> Source data
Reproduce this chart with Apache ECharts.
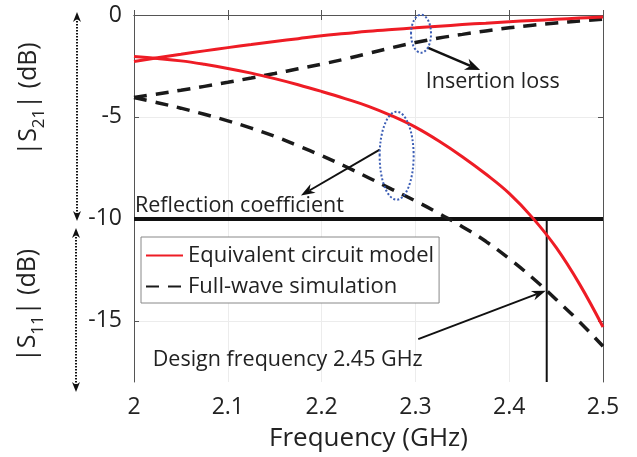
<!DOCTYPE html>
<html><head><meta charset="utf-8">
<script src="https://cdn.jsdelivr.net/npm/echarts@6/dist/echarts.min.js"></script>
<style>html,body{margin:0;padding:0;background:#fff}#c{width:637px;height:457px}</style>
</head><body><div id="c"></div>
<script>
// ---- data ----
const freq = [2.0, 2.025, 2.05, 2.075, 2.1, 2.125, 2.15, 2.175, 2.2, 2.225, 2.25,
              2.275, 2.3, 2.325, 2.35, 2.375, 2.4, 2.425, 2.45, 2.475, 2.5];
const s21Circuit  = [-2.28, -2.10, -1.93, -1.76, -1.60, -1.45, -1.30, -1.16, -1.02, -0.91, -0.80,
                     -0.71, -0.63, -0.55, -0.47, -0.40, -0.33, -0.27, -0.21, -0.15, -0.10];
const s21FullWave = [-4.05, -3.87, -3.69, -3.50, -3.30, -3.09, -2.87, -2.64, -2.41, -2.16, -1.88,
                     -1.60, -1.35, -1.13, -0.95, -0.78, -0.63, -0.50, -0.39, -0.29, -0.20];
const s11Circuit  = [-2.03, -2.13, -2.25, -2.42, -2.62, -2.85, -3.12, -3.42, -3.75, -4.10, -4.48,
                     -4.95, -5.50, -6.18, -6.95, -7.80, -8.75, -9.95, -11.40, -13.20, -15.30];
const s11FullWave = [-4.05, -4.30, -4.57, -4.87, -5.19, -5.55, -5.95, -6.42, -6.90, -7.42, -7.98,
                     -8.55, -9.12, -9.73, -10.38, -11.10, -11.95, -12.90, -13.95, -15.05, -16.25];
const xTicks = [2, 2.1, 2.2, 2.3, 2.4, 2.5];
const yTicks = [0, -5, -10, -15];
const refLevel = -10;
const designFreq = 2.44;
const yMin = -18, yMax = 0;
const legendNames = ['Equivalent circuit model', 'Full-wave simulation'];

const FONT = "'Open Sans', sans-serif";
const chart = echarts.init(document.getElementById('c'), null, {renderer: 'canvas'});
const pts = arr => freq.map((f, i) => [f, arr[i]]);
const RED = '#ee1c25', BLK = '#1a1a1a';

const xBase = {type: 'value', min: 2, max: 2.5};
const yBase = {type: 'value', min: yMin, max: yMax};

chart.setOption({
  animation: false,
  backgroundColor: '#fff',
  textStyle: {fontFamily: FONT},
  grid: {left: 134, top: 15, right: 34, bottom: 72, containLabel: false},
  xAxis: [
    Object.assign({}, xBase, {
      position: 'bottom',
      name: 'Frequency (GHz)', nameLocation: 'middle', nameGap: 44,
      nameTextStyle: {fontSize: 26, color: '#222', fontFamily: FONT},
      axisLine: {show: true, lineStyle: {color: '#555', width: 1}},
      axisTick: {show: true, inside: true, length: 5, lineStyle: {color: '#555'}, customValues: xTicks},
      axisLabel: {fontSize: 23, color: '#222', margin: 14, fontFamily: FONT, customValues: xTicks,
        formatter: v => String(Math.round(v * 10) / 10)},
      splitLine: {show: true, lineStyle: {color: '#ececec', width: 1}}
    }),
    Object.assign({}, xBase, {
      position: 'top',
      axisLine: {show: true, lineStyle: {color: '#555', width: 1}},
      axisTick: {show: true, inside: true, length: 5, lineStyle: {color: '#555'}, customValues: xTicks},
      axisLabel: {show: false}, splitLine: {show: false}
    })
  ],
  yAxis: [
    Object.assign({}, yBase, {
      position: 'left',
      axisLine: {show: true, lineStyle: {color: '#555', width: 1}},
      axisTick: {show: true, inside: true, length: 5, lineStyle: {color: '#555'}, customValues: yTicks},
      axisLabel: {fontSize: 23, color: '#222', margin: 12, fontFamily: FONT, customValues: yTicks},
      splitLine: {show: true, lineStyle: {color: '#ececec', width: 1}}
    }),
    Object.assign({}, yBase, {
      position: 'right',
      axisLine: {show: true, lineStyle: {color: '#555', width: 1}},
      axisTick: {show: true, inside: true, length: 5, lineStyle: {color: '#555'}, customValues: yTicks},
      axisLabel: {show: false}, splitLine: {show: false}
    })
  ],
  legend: {
    data: legendNames,
    orient: 'vertical', left: 141, top: 237,
    padding: [6, 5, 4, 4], itemGap: 6, itemWidth: 37, itemHeight: 14,
    backgroundColor: '#fff', borderColor: '#888', borderWidth: 1, borderRadius: 0,
    itemStyle: {opacity: 0, borderWidth: 0},
    textStyle: {fontSize: 22, color: '#222', fontFamily: FONT, lineHeight: 25},
    selectedMode: false
  },
  series: [
    {name: 'ref', type: 'line', data: [[2, refLevel], [2.5, refLevel]], symbol: 'none',
     lineStyle: {color: '#111', width: 4}, z: 1, silent: true},
    {name: 'design', type: 'line', data: [[designFreq, refLevel], [designFreq, yMin]], symbol: 'none',
     lineStyle: {color: '#111', width: 2}, z: 1, silent: true},
    {name: legendNames[0], type: 'line', data: pts(s21Circuit), smooth: 0.4, symbol: 'none',
     itemStyle: {color: RED}, lineStyle: {color: RED, width: 3}, z: 3},
    {name: legendNames[0], type: 'line', data: pts(s11Circuit), smooth: 0.4, symbol: 'none',
     itemStyle: {color: RED}, lineStyle: {color: RED, width: 3}, z: 3},
    {name: legendNames[1], type: 'line', data: pts(s21FullWave), smooth: 0.4, symbol: 'none',
     itemStyle: {color: BLK}, lineStyle: {color: BLK, width: 3.5, type: [13, 9]}, z: 2},
    {name: legendNames[1], type: 'line', data: pts(s11FullWave), smooth: 0.4, symbol: 'none',
     itemStyle: {color: BLK}, lineStyle: {color: BLK, width: 3.5, type: [13, 9]}, z: 2}
  ]
});

// ---- annotations (anchored in data coordinates) ----
const P = p => chart.convertToPixel({xAxisIndex: 0, yAxisIndex: 0}, p);
function arrow(a, b, head, half, w) {
  head = head || 13; half = half || 5; w = w || 2;
  const dx = b[0] - a[0], dy = b[1] - a[1], L = Math.hypot(dx, dy), ux = dx / L, uy = dy / L;
  const base = [b[0] - ux * head, b[1] - uy * head], nx = -uy, ny = ux;
  const notch = [b[0] - ux * head * 0.7, b[1] - uy * head * 0.7];
  return [
    {type: 'line', shape: {x1: a[0], y1: a[1], x2: notch[0], y2: notch[1]}, style: {stroke: '#111', lineWidth: w}, z: 20},
    {type: 'polygon', shape: {points: [b, [base[0] + nx * half, base[1] + ny * half], notch, [base[0] - nx * half, base[1] - ny * half]]},
     style: {fill: '#111'}, z: 20}
  ];
}
function ellipse(c, rx, ry) {
  return {type: 'ellipse', shape: {cx: c[0], cy: c[1], rx: rx, ry: ry},
    style: {fill: 'none', stroke: '#3b5db5', lineWidth: 2, lineDash: [2, 2]}, z: 21};
}
function label(p, txt, size) {
  return {type: 'text', x: p[0], y: p[1], z: 22,
    style: {text: txt, font: size + 'px ' + FONT, fill: '#222', textAlign: 'left', textVerticalAlign: 'middle'}};
}
function dottedDouble(x, y1, y2) {
  return [
    {type: 'line', shape: {x1: x, y1: y1 + 6, x2: x, y2: y2 - 6}, style: {stroke: '#111', lineWidth: 2, lineDash: [1.5, 1.5]}, z: 20},
    {type: 'polygon', shape: {points: [[x, y1], [x - 4, y1 + 10], [x, y1 + 7], [x + 4, y1 + 10]]}, style: {fill: '#111'}, z: 20},
    {type: 'polygon', shape: {points: [[x, y2], [x - 4, y2 - 10], [x, y2 - 7], [x + 4, y2 - 10]]}, style: {fill: '#111'}, z: 20}
  ];
}
function yName(cx, cy, sub) {
  return {type: 'text', x: cx, y: cy, rotation: Math.PI / 2, z: 22,
    style: {
      text: '{n||S}{s|' + sub + '}{n|| (dB)}',
      textAlign: 'center', textVerticalAlign: 'middle', fill: '#222',
      rich: {
        n: {fontSize: 25, fontFamily: FONT, lineHeight: 32, verticalAlign: 'top', fill: '#222'},
        s: {fontSize: 17, fontFamily: FONT, lineHeight: 18, verticalAlign: 'bottom', fill: '#222'}
      }
    }};
}

const g = [];
g.push(ellipse(P([2.306, -0.92]), 10, 19));
g.push(...arrow(P([2.313, -1.6]), P([2.369, -2.7]), 15, 6, 2.5));
g.push(label(P([2.311, -3.3]), 'Insertion loss', 21.5));
g.push(ellipse(P([2.280, -6.9]), 17, 44));
g.push(...arrow(P([2.262, -6.6]), P([2.178, -8.85]), 14, 5, 2));
g.push(label(P([2.001, -9.35]), 'Reflection coefficient', 21.5));
g.push(...arrow(P([2.303, -15.9]), P([2.439, -13.52]), 14, 5, 2));
g.push(label(P([2.02, -16.9]), 'Design frequency 2.45 GHz', 21.5));
const yTop = P([2, 0])[1], yRef = P([2, refLevel])[1], yBot = P([2, yMin])[1];
g.push(...dottedDouble(77, yTop - 3, yRef + 2));
g.push(...dottedDouble(76, yRef + 9, yBot + 10));
g.push(yName(32, (yTop + yRef) / 2 - 18, '21'));
g.push(yName(31, (yRef + yBot) / 2 + 5, '11'));
chart.setOption({graphic: g});
</script>
</body></html>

> Task to complete
Please extract exactly the lines of the data, from the first through the line containing "const legendNames = ['Equivalent", and add no pictures to the copy.

> Full output
Reproduce this chart with Apache ECharts.
<!DOCTYPE html>
<html><head><meta charset="utf-8">
<script src="https://cdn.jsdelivr.net/npm/echarts@6/dist/echarts.min.js"></script>
<style>html,body{margin:0;padding:0;background:#fff}#c{width:637px;height:457px}</style>
</head><body><div id="c"></div>
<script>
// ---- data ----
const freq = [2.0, 2.025, 2.05, 2.075, 2.1, 2.125, 2.15, 2.175, 2.2, 2.225, 2.25,
              2.275, 2.3, 2.325, 2.35, 2.375, 2.4, 2.425, 2.45, 2.475, 2.5];
const s21Circuit  = [-2.28, -2.10, -1.93, -1.76, -1.60, -1.45, -1.30, -1.16, -1.02, -0.91, -0.80,
                     -0.71, -0.63, -0.55, -0.47, -0.40, -0.33, -0.27, -0.21, -0.15, -0.10];
const s21FullWave = [-4.05, -3.87, -3.69, -3.50, -3.30, -3.09, -2.87, -2.64, -2.41, -2.16, -1.88,
                     -1.60, -1.35, -1.13, -0.95, -0.78, -0.63, -0.50, -0.39, -0.29, -0.20];
const s11Circuit  = [-2.03, -2.13, -2.25, -2.42, -2.62, -2.85, -3.12, -3.42, -3.75, -4.10, -4.48,
                     -4.95, -5.50, -6.18, -6.95, -7.80, -8.75, -9.95, -11.40, -13.20, -15.30];
const s11FullWave = [-4.05, -4.30, -4.57, -4.87, -5.19, -5.55, -5.95, -6.42, -6.90, -7.42, -7.98,
                     -8.55, -9.12, -9.73, -10.38, -11.10, -11.95, -12.90, -13.95, -15.05, -16.25];
const xTicks = [2, 2.1, 2.2, 2.3, 2.4, 2.5];
const yTicks = [0, -5, -10, -15];
const refLevel = -10;
const designFreq = 2.44;
const yMin = -18, yMax = 0;
const legendNames = ['Equivalent circuit model', 'Full-wave simulation'];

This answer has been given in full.